▼▼▼
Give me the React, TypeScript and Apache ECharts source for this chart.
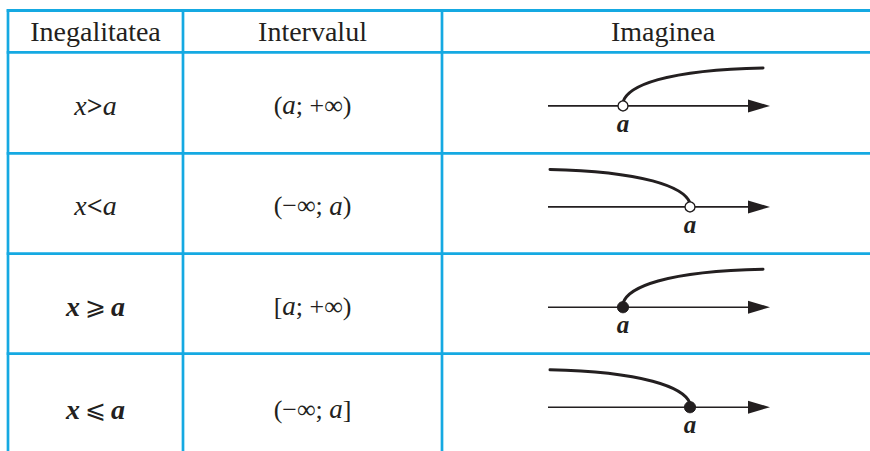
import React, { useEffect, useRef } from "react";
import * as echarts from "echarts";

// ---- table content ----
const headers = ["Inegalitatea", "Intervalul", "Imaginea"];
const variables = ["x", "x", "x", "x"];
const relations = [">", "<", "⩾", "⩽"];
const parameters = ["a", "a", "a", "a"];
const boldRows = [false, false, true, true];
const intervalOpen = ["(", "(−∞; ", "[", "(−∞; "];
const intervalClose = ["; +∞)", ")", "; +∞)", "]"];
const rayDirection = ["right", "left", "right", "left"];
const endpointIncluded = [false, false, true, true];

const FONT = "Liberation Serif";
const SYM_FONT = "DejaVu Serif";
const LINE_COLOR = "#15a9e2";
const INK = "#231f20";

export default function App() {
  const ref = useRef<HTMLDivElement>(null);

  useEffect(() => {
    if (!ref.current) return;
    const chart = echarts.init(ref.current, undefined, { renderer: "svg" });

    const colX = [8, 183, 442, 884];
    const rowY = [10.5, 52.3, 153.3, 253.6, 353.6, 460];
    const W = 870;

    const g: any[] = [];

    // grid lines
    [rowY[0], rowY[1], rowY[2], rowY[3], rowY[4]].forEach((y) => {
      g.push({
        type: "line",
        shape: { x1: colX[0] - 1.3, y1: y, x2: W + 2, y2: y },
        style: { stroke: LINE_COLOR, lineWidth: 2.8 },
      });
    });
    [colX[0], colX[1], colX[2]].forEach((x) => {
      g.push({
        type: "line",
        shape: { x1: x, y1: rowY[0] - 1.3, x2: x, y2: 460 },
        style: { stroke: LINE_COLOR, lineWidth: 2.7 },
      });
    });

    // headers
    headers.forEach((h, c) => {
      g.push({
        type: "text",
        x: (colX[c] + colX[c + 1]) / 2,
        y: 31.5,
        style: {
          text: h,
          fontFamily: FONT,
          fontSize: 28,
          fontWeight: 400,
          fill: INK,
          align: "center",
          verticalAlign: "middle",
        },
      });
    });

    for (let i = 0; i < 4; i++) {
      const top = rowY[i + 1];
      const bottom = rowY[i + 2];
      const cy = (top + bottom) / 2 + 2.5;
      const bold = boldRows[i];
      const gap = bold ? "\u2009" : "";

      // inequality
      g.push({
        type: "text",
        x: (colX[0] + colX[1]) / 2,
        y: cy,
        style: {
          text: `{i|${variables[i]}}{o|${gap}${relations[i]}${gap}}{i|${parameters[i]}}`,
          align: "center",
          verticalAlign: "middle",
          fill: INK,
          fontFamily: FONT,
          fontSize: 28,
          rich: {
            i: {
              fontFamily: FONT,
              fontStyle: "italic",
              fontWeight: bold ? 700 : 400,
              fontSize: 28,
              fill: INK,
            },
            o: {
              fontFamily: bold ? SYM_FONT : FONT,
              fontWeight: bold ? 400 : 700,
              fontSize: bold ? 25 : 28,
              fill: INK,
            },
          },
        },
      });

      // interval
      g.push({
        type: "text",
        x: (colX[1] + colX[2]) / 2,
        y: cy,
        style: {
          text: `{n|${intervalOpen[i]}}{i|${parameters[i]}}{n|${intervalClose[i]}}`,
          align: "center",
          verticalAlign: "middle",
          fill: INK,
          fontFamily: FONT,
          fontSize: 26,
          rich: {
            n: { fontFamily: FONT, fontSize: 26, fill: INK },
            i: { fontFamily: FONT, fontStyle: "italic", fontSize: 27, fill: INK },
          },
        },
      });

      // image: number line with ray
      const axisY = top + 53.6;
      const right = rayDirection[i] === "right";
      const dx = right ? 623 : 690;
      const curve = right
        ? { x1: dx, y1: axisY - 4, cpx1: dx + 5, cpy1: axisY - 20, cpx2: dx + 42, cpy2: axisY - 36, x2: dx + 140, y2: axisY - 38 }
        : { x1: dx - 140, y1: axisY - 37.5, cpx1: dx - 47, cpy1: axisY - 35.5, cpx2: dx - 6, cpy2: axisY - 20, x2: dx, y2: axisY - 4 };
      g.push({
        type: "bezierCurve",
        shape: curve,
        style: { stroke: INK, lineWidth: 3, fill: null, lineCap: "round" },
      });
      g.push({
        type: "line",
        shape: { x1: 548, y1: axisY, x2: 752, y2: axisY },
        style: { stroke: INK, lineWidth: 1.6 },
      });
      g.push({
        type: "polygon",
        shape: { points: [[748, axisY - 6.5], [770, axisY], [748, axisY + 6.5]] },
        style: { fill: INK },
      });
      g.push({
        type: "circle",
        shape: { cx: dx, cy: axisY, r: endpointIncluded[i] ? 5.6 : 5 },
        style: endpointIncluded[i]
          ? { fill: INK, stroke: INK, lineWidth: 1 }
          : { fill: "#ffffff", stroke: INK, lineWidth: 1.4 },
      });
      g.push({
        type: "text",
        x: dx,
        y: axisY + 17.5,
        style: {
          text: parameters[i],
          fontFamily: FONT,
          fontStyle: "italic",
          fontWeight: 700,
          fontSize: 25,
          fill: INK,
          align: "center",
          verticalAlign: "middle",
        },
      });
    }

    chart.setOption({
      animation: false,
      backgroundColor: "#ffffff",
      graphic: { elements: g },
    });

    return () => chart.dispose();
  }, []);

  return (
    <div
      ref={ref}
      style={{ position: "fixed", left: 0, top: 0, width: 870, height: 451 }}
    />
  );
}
▲▲▲
* **Short exercise**
Return the listing above word for word, with the pictures removed.

* **Solution to this exercise**
Give me the React, TypeScript and Apache ECharts source for this chart.
import React, { useEffect, useRef } from "react";
import * as echarts from "echarts";

// ---- table content ----
const headers = ["Inegalitatea", "Intervalul", "Imaginea"];
const variables = ["x", "x", "x", "x"];
const relations = [">", "<", "⩾", "⩽"];
const parameters = ["a", "a", "a", "a"];
const boldRows = [false, false, true, true];
const intervalOpen = ["(", "(−∞; ", "[", "(−∞; "];
const intervalClose = ["; +∞)", ")", "; +∞)", "]"];
const rayDirection = ["right", "left", "right", "left"];
const endpointIncluded = [false, false, true, true];

const FONT = "Liberation Serif";
const SYM_FONT = "DejaVu Serif";
const LINE_COLOR = "#15a9e2";
const INK = "#231f20";

export default function App() {
  const ref = useRef<HTMLDivElement>(null);

  useEffect(() => {
    if (!ref.current) return;
    const chart = echarts.init(ref.current, undefined, { renderer: "svg" });

    const colX = [8, 183, 442, 884];
    const rowY = [10.5, 52.3, 153.3, 253.6, 353.6, 460];
    const W = 870;

    const g: any[] = [];

    // grid lines
    [rowY[0], rowY[1], rowY[2], rowY[3], rowY[4]].forEach((y) => {
      g.push({
        type: "line",
        shape: { x1: colX[0] - 1.3, y1: y, x2: W + 2, y2: y },
        style: { stroke: LINE_COLOR, lineWidth: 2.8 },
      });
    });
    [colX[0], colX[1], colX[2]].forEach((x) => {
      g.push({
        type: "line",
        shape: { x1: x, y1: rowY[0] - 1.3, x2: x, y2: 460 },
        style: { stroke: LINE_COLOR, lineWidth: 2.7 },
      });
    });

    // headers
    headers.forEach((h, c) => {
      g.push({
        type: "text",
        x: (colX[c] + colX[c + 1]) / 2,
        y: 31.5,
        style: {
          text: h,
          fontFamily: FONT,
          fontSize: 28,
          fontWeight: 400,
          fill: INK,
          align: "center",
          verticalAlign: "middle",
        },
      });
    });

    for (let i = 0; i < 4; i++) {
      const top = rowY[i + 1];
      const bottom = rowY[i + 2];
      const cy = (top + bottom) / 2 + 2.5;
      const bold = boldRows[i];
      const gap = bold ? "\u2009" : "";

      // inequality
      g.push({
        type: "text",
        x: (colX[0] + colX[1]) / 2,
        y: cy,
        style: {
          text: `{i|${variables[i]}}{o|${gap}${relations[i]}${gap}}{i|${parameters[i]}}`,
          align: "center",
          verticalAlign: "middle",
          fill: INK,
          fontFamily: FONT,
          fontSize: 28,
          rich: {
            i: {
              fontFamily: FONT,
              fontStyle: "italic",
              fontWeight: bold ? 700 : 400,
              fontSize: 28,
              fill: INK,
            },
            o: {
              fontFamily: bold ? SYM_FONT : FONT,
              fontWeight: bold ? 400 : 700,
              fontSize: bold ? 25 : 28,
              fill: INK,
            },
          },
        },
      });

      // interval
      g.push({
        type: "text",
        x: (colX[1] + colX[2]) / 2,
        y: cy,
        style: {
          text: `{n|${intervalOpen[i]}}{i|${parameters[i]}}{n|${intervalClose[i]}}`,
          align: "center",
          verticalAlign: "middle",
          fill: INK,
          fontFamily: FONT,
          fontSize: 26,
          rich: {
            n: { fontFamily: FONT, fontSize: 26, fill: INK },
            i: { fontFamily: FONT, fontStyle: "italic", fontSize: 27, fill: INK },
          },
        },
      });

      // image: number line with ray
      const axisY = top + 53.6;
      const right = rayDirection[i] === "right";
      const dx = right ? 623 : 690;
      const curve = right
        ? { x1: dx, y1: axisY - 4, cpx1: dx + 5, cpy1: axisY - 20, cpx2: dx + 42, cpy2: axisY - 36, x2: dx + 140, y2: axisY - 38 }
        : { x1: dx - 140, y1: axisY - 37.5, cpx1: dx - 47, cpy1: axisY - 35.5, cpx2: dx - 6, cpy2: axisY - 20, x2: dx, y2: axisY - 4 };
      g.push({
        type: "bezierCurve",
        shape: curve,
        style: { stroke: INK, lineWidth: 3, fill: null, lineCap: "round" },
      });
      g.push({
        type: "line",
        shape: { x1: 548, y1: axisY, x2: 752, y2: axisY },
        style: { stroke: INK, lineWidth: 1.6 },
      });
      g.push({
        type: "polygon",
        shape: { points: [[748, axisY - 6.5], [770, axisY], [748, axisY + 6.5]] },
        style: { fill: INK },
      });
      g.push({
        type: "circle",
        shape: { cx: dx, cy: axisY, r: endpointIncluded[i] ? 5.6 : 5 },
        style: endpointIncluded[i]
          ? { fill: INK, stroke: INK, lineWidth: 1 }
          : { fill: "#ffffff", stroke: INK, lineWidth: 1.4 },
      });
      g.push({
        type: "text",
        x: dx,
        y: axisY + 17.5,
        style: {
          text: parameters[i],
          fontFamily: FONT,
          fontStyle: "italic",
          fontWeight: 700,
          fontSize: 25,
          fill: INK,
          align: "center",
          verticalAlign: "middle",
        },
      });
    }

    chart.setOption({
      animation: false,
      backgroundColor: "#ffffff",
      graphic: { elements: g },
    });

    return () => chart.dispose();
  }, []);

  return (
    <div
      ref={ref}
      style={{ position: "fixed", left: 0, top: 0, width: 870, height: 451 }}
    />
  );
}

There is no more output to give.